Enthused About: Programming as Problem Solving

As an undergrad researcher, I did some development with the ACT-R cognitive architecture. I soon began to daydream about the combination of cognitive psychology and software engineering, and three years later, my entire MS degree had focused on that particular area. Here are a few things I think every software engineer should know about cognitive psychology.


  1. Programming is a problem-solving task. Cognitive psychologists have been studying problem-solving tasks for several decades now. In fact, it's safe to say they have a pretty good idea about the general limitations of human performance in problem-solving tasks. If you want to be a better programmer, go look at some of these ideas about how programming is done in your mind. Search terms: General Problem Solver 1972, Atkinson and Shiffrin short term memory, Baddeley and Logie working memory
  2. Working memory has a capacity. You can only think about so many things (psychologists call then chunks) at once. Empirical studies indicate that the capacity is "5 + or - 2," and that working memory capacity is an individual difference that carries across tasks. As a programmer, this means that your performance is limited by how many chunks you're having to concurrently recall and work with at the moment. There are many strategies we employ to limit the number of items in our working memory:
    • Get another brain's worth of capacity (i.e. use pair programming ... not Frankenstein)

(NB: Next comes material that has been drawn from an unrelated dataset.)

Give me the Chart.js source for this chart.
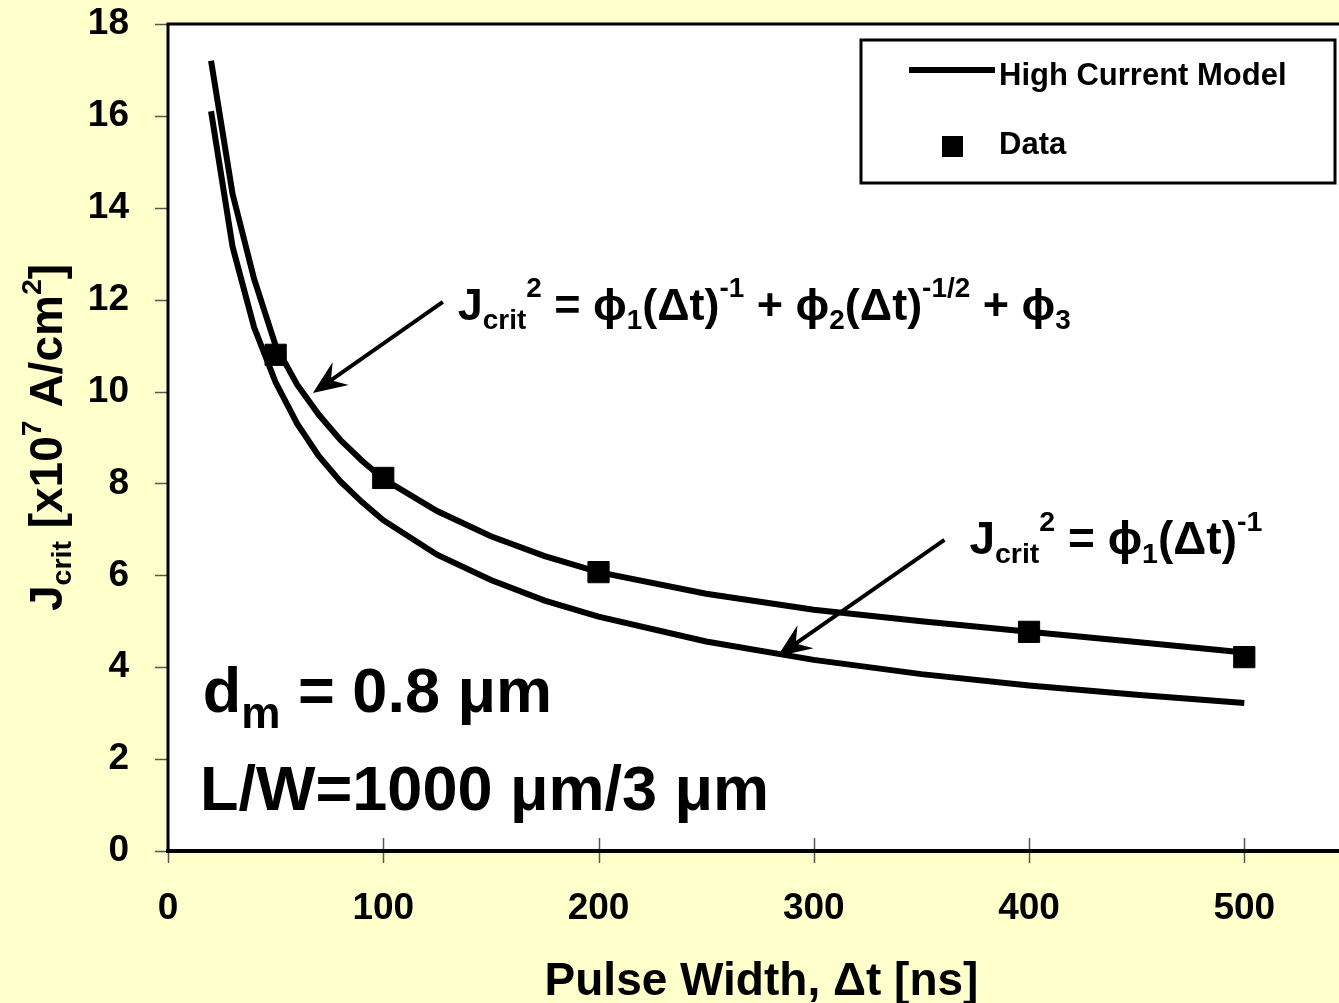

    • Have an API window open on one monitor, limiting what you have to recall about function/class specifics
    • Use auto-complete functionality to make API information available "in-line"
  3. Chunks are hierarchical. The information we are trying to recall exists in a hierarchy. This is how we get better at programming. When learning to program, you're thinking about how to write the for loop, step by step. A year later, you're thinking about iteration structures as a class of operators (e.g. for, while, do/while, etc.). This represents a difference in chunking, and it's one way of developing expertise and becoming a better programmer. A simple example: phone numbers. Instead of recalling 10 separate digits, we usually group together the area code, exchange, and last four for easier recall. If you want to be a better programmer, pay attention to how you're chunking information. If one way is causing you to make a lot of mistakes, try another.
  4. Memory also works for tasks. This is no surprise to most people, that if you want to learn how to do something, practice makes perfect. I put it here though to connect it to everything else that's already been said. Hierarchy and capacity also happen with tasks. If you want to be a more efficient programmer, practice can indeed make perfect as you learn to recognize and repeat increasingly complex tasks.
  5. Working memory also has severe time limitations. The generally accepted time span of working memory is 1-2 seconds. That seems unbelievably short, and many times this leads to the constant murmuring that can be heard from programmers' cubicles throughout the day (psychologists call this verbal rehearsal). Other than talking to yourself or writing things down, there's not much that can be done about this, but it does help explain that feeling of flow/in-the-zone. Most programmers will tell you that their most effective work is done in a small part of their day (or week!) when something clicks.
  6. Metaphor is an effective problem-solving strategy. Thanks to object-oriented programming, most programmers are used to having some kind of metaphors (we tend to call them paradigms) involved in our programming. Personally, when I first studied design patterns and software architectures, I was downright disappointed at the lack of orthogonality. It seemed like you could express any system within any architecture, for example. But the point of these paradigms isn't to describe a system that was previously indescribable (not exactly that many paradigms within assembly language!), but to describe the system in a way that makes programming it more familiar to developers. The fewer paradigm-busting caveats you have, the smoother the programming will likely go. More experienced programmers have likely seen more paradigms and can apply them more easily, and learning and applying them sounds like a decent idea.
So there's a crash course on some cognitive insights into programming. There are many more things I learned, but really, this blog post was already getting to be too long.  Have you seen examples of these ideas in your own work?